— START SOURCE EXCERPT —

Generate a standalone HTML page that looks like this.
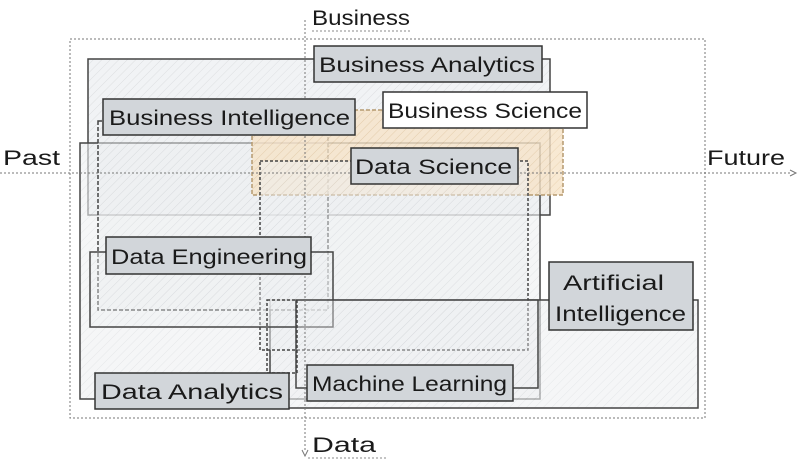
<!DOCTYPE html>
<html><head><meta charset="utf-8"><style>
html,body{margin:0;padding:0;background:#fff;}
svg{display:block}
text{font-family:"Liberation Sans",sans-serif;fill:#1a1a1a;}
</style></head><body>
<svg width="800" height="462" viewBox="0 0 800 462" xmlns="http://www.w3.org/2000/svg">
<defs>
<pattern id="h" width="6" height="6" patternUnits="userSpaceOnUse" patternTransform="rotate(45)">
<rect width="6" height="6" fill="#eef0f2"/><line x1="0" y1="0" x2="0" y2="6" stroke="#d4d7da" stroke-width="1"/>
</pattern>
<pattern id="o" width="6" height="6" patternUnits="userSpaceOnUse" patternTransform="rotate(45)">
<rect width="6" height="6" fill="#f6e3c8"/><line x1="0" y1="0" x2="0" y2="6" stroke="#e6c9a0" stroke-width="1"/>
</pattern>
</defs>
<!-- outer dotted -->
<rect x="70" y="39" width="635" height="379" fill="none" stroke="#777" stroke-dasharray="2,2"/>
<!-- regions -->
<g stroke="#444" stroke-width="1.5">
<rect x="88" y="59" width="462" height="156" fill="url(#h)" fill-opacity="0.8"/>
<rect x="80" y="143" width="460" height="256" fill="url(#h)" fill-opacity="0.6"/>
<rect x="270" y="300" width="428" height="108" fill="url(#h)" fill-opacity="0.6"/>
<rect x="98" y="121" width="230" height="189" fill="url(#h)" fill-opacity="0.5" stroke-dasharray="4,2"/>
<rect x="252" y="110" width="311" height="85" fill="url(#o)" fill-opacity="0.8" stroke="#b59a70" stroke-dasharray="4,2"/>
<rect x="260" y="161" width="268" height="189" fill="url(#h)" fill-opacity="0.5" stroke-dasharray="3,2"/>
<rect x="90" y="252" width="243" height="75" fill="url(#h)" fill-opacity="0.4"/>
<rect x="296" y="300" width="242" height="88" fill="url(#h)" fill-opacity="0.4"/>
<rect x="267" y="300" width="30" height="73" fill="none" stroke-dasharray="3,2"/>
</g>
<!-- axes -->
<line x1="0" y1="173" x2="792" y2="173" stroke="#777" stroke-dasharray="2,2"/>
<path d="M790,170 L796,173 L790,176" fill="none" stroke="#777"/>
<line x1="305" y1="20" x2="305" y2="452" stroke="#777" stroke-dasharray="2,2"/>
<path d="M302,450 L305,456 L308,450" fill="none" stroke="#777"/>
<text x="312" y="25" font-size="21" textLength="98" lengthAdjust="spacingAndGlyphs">Business</text>
<line x1="312" y1="31" x2="412" y2="31" stroke="#888" stroke-dasharray="2,2"/>
<text x="312" y="452" font-size="21" textLength="64" lengthAdjust="spacingAndGlyphs">Data</text>
<line x1="308" y1="458" x2="386" y2="458" stroke="#888" stroke-dasharray="2,2"/>
<text x="3" y="165" font-size="21" textLength="57" lengthAdjust="spacingAndGlyphs">Past</text>
<text x="707" y="165" font-size="21" textLength="78" lengthAdjust="spacingAndGlyphs">Future</text>
<!-- labels -->
<g stroke="#333" stroke-width="1.5" fill="#d2d6da">
<rect x="314" y="46" width="228" height="36"/>
<rect x="103" y="99" width="252" height="36"/>
<rect x="383" y="92" width="204" height="36" fill="#fff"/>
<rect x="351" y="148" width="167" height="36"/>
<rect x="106" y="237" width="205" height="37"/>
<rect x="549" y="262" width="144" height="68"/>
<rect x="95" y="373" width="194" height="36"/>
<rect x="307" y="365" width="206" height="36"/>
</g>
<g font-size="21">
<text x="319" y="72" textLength="216" lengthAdjust="spacingAndGlyphs">Business Analytics</text>
<text x="109" y="125" textLength="241" lengthAdjust="spacingAndGlyphs">Business Intelligence</text>
<text x="388" y="118" textLength="194" lengthAdjust="spacingAndGlyphs">Business Science</text>
<text x="355" y="174" textLength="157" lengthAdjust="spacingAndGlyphs">Data Science</text>
<text x="111" y="264" textLength="196" lengthAdjust="spacingAndGlyphs">Data Engineering</text>
<text x="563" y="290" textLength="101" lengthAdjust="spacingAndGlyphs">Artificial</text>
<text x="555" y="321" textLength="131" lengthAdjust="spacingAndGlyphs">Intelligence</text>
<text x="101" y="399" textLength="182" lengthAdjust="spacingAndGlyphs">Data Analytics</text>
<text x="312" y="391" textLength="195" lengthAdjust="spacingAndGlyphs">Machine Learning</text>
</g>
</svg>
</body></html>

— END SOURCE EXCERPT —

GIVEN REQUEST: Repeat all the data as it stands, dropping any images it holds.

EXERCISE OUTPUT:
Generate a standalone HTML page that looks like this.
<!DOCTYPE html>
<html><head><meta charset="utf-8"><style>
html,body{margin:0;padding:0;background:#fff;}
svg{display:block}
text{font-family:"Liberation Sans",sans-serif;fill:#1a1a1a;}
</style></head><body>
<svg width="800" height="462" viewBox="0 0 800 462" xmlns="http://www.w3.org/2000/svg">
<defs>
<pattern id="h" width="6" height="6" patternUnits="userSpaceOnUse" patternTransform="rotate(45)">
<rect width="6" height="6" fill="#eef0f2"/><line x1="0" y1="0" x2="0" y2="6" stroke="#d4d7da" stroke-width="1"/>
</pattern>
<pattern id="o" width="6" height="6" patternUnits="userSpaceOnUse" patternTransform="rotate(45)">
<rect width="6" height="6" fill="#f6e3c8"/><line x1="0" y1="0" x2="0" y2="6" stroke="#e6c9a0" stroke-width="1"/>
</pattern>
</defs>
<!-- outer dotted -->
<rect x="70" y="39" width="635" height="379" fill="none" stroke="#777" stroke-dasharray="2,2"/>
<!-- regions -->
<g stroke="#444" stroke-width="1.5">
<rect x="88" y="59" width="462" height="156" fill="url(#h)" fill-opacity="0.8"/>
<rect x="80" y="143" width="460" height="256" fill="url(#h)" fill-opacity="0.6"/>
<rect x="270" y="300" width="428" height="108" fill="url(#h)" fill-opacity="0.6"/>
<rect x="98" y="121" width="230" height="189" fill="url(#h)" fill-opacity="0.5" stroke-dasharray="4,2"/>
<rect x="252" y="110" width="311" height="85" fill="url(#o)" fill-opacity="0.8" stroke="#b59a70" stroke-dasharray="4,2"/>
<rect x="260" y="161" width="268" height="189" fill="url(#h)" fill-opacity="0.5" stroke-dasharray="3,2"/>
<rect x="90" y="252" width="243" height="75" fill="url(#h)" fill-opacity="0.4"/>
<rect x="296" y="300" width="242" height="88" fill="url(#h)" fill-opacity="0.4"/>
<rect x="267" y="300" width="30" height="73" fill="none" stroke-dasharray="3,2"/>
</g>
<!-- axes -->
<line x1="0" y1="173" x2="792" y2="173" stroke="#777" stroke-dasharray="2,2"/>
<path d="M790,170 L796,173 L790,176" fill="none" stroke="#777"/>
<line x1="305" y1="20" x2="305" y2="452" stroke="#777" stroke-dasharray="2,2"/>
<path d="M302,450 L305,456 L308,450" fill="none" stroke="#777"/>
<text x="312" y="25" font-size="21" textLength="98" lengthAdjust="spacingAndGlyphs">Business</text>
<line x1="312" y1="31" x2="412" y2="31" stroke="#888" stroke-dasharray="2,2"/>
<text x="312" y="452" font-size="21" textLength="64" lengthAdjust="spacingAndGlyphs">Data</text>
<line x1="308" y1="458" x2="386" y2="458" stroke="#888" stroke-dasharray="2,2"/>
<text x="3" y="165" font-size="21" textLength="57" lengthAdjust="spacingAndGlyphs">Past</text>
<text x="707" y="165" font-size="21" textLength="78" lengthAdjust="spacingAndGlyphs">Future</text>
<!-- labels -->
<g stroke="#333" stroke-width="1.5" fill="#d2d6da">
<rect x="314" y="46" width="228" height="36"/>
<rect x="103" y="99" width="252" height="36"/>
<rect x="383" y="92" width="204" height="36" fill="#fff"/>
<rect x="351" y="148" width="167" height="36"/>
<rect x="106" y="237" width="205" height="37"/>
<rect x="549" y="262" width="144" height="68"/>
<rect x="95" y="373" width="194" height="36"/>
<rect x="307" y="365" width="206" height="36"/>
</g>
<g font-size="21">
<text x="319" y="72" textLength="216" lengthAdjust="spacingAndGlyphs">Business Analytics</text>
<text x="109" y="125" textLength="241" lengthAdjust="spacingAndGlyphs">Business Intelligence</text>
<text x="388" y="118" textLength="194" lengthAdjust="spacingAndGlyphs">Business Science</text>
<text x="355" y="174" textLength="157" lengthAdjust="spacingAndGlyphs">Data Science</text>
<text x="111" y="264" textLength="196" lengthAdjust="spacingAndGlyphs">Data Engineering</text>
<text x="563" y="290" textLength="101" lengthAdjust="spacingAndGlyphs">Artificial</text>
<text x="555" y="321" textLength="131" lengthAdjust="spacingAndGlyphs">Intelligence</text>
<text x="101" y="399" textLength="182" lengthAdjust="spacingAndGlyphs">Data Analytics</text>
<text x="312" y="391" textLength="195" lengthAdjust="spacingAndGlyphs">Machine Learning</text>
</g>
</svg>
</body></html>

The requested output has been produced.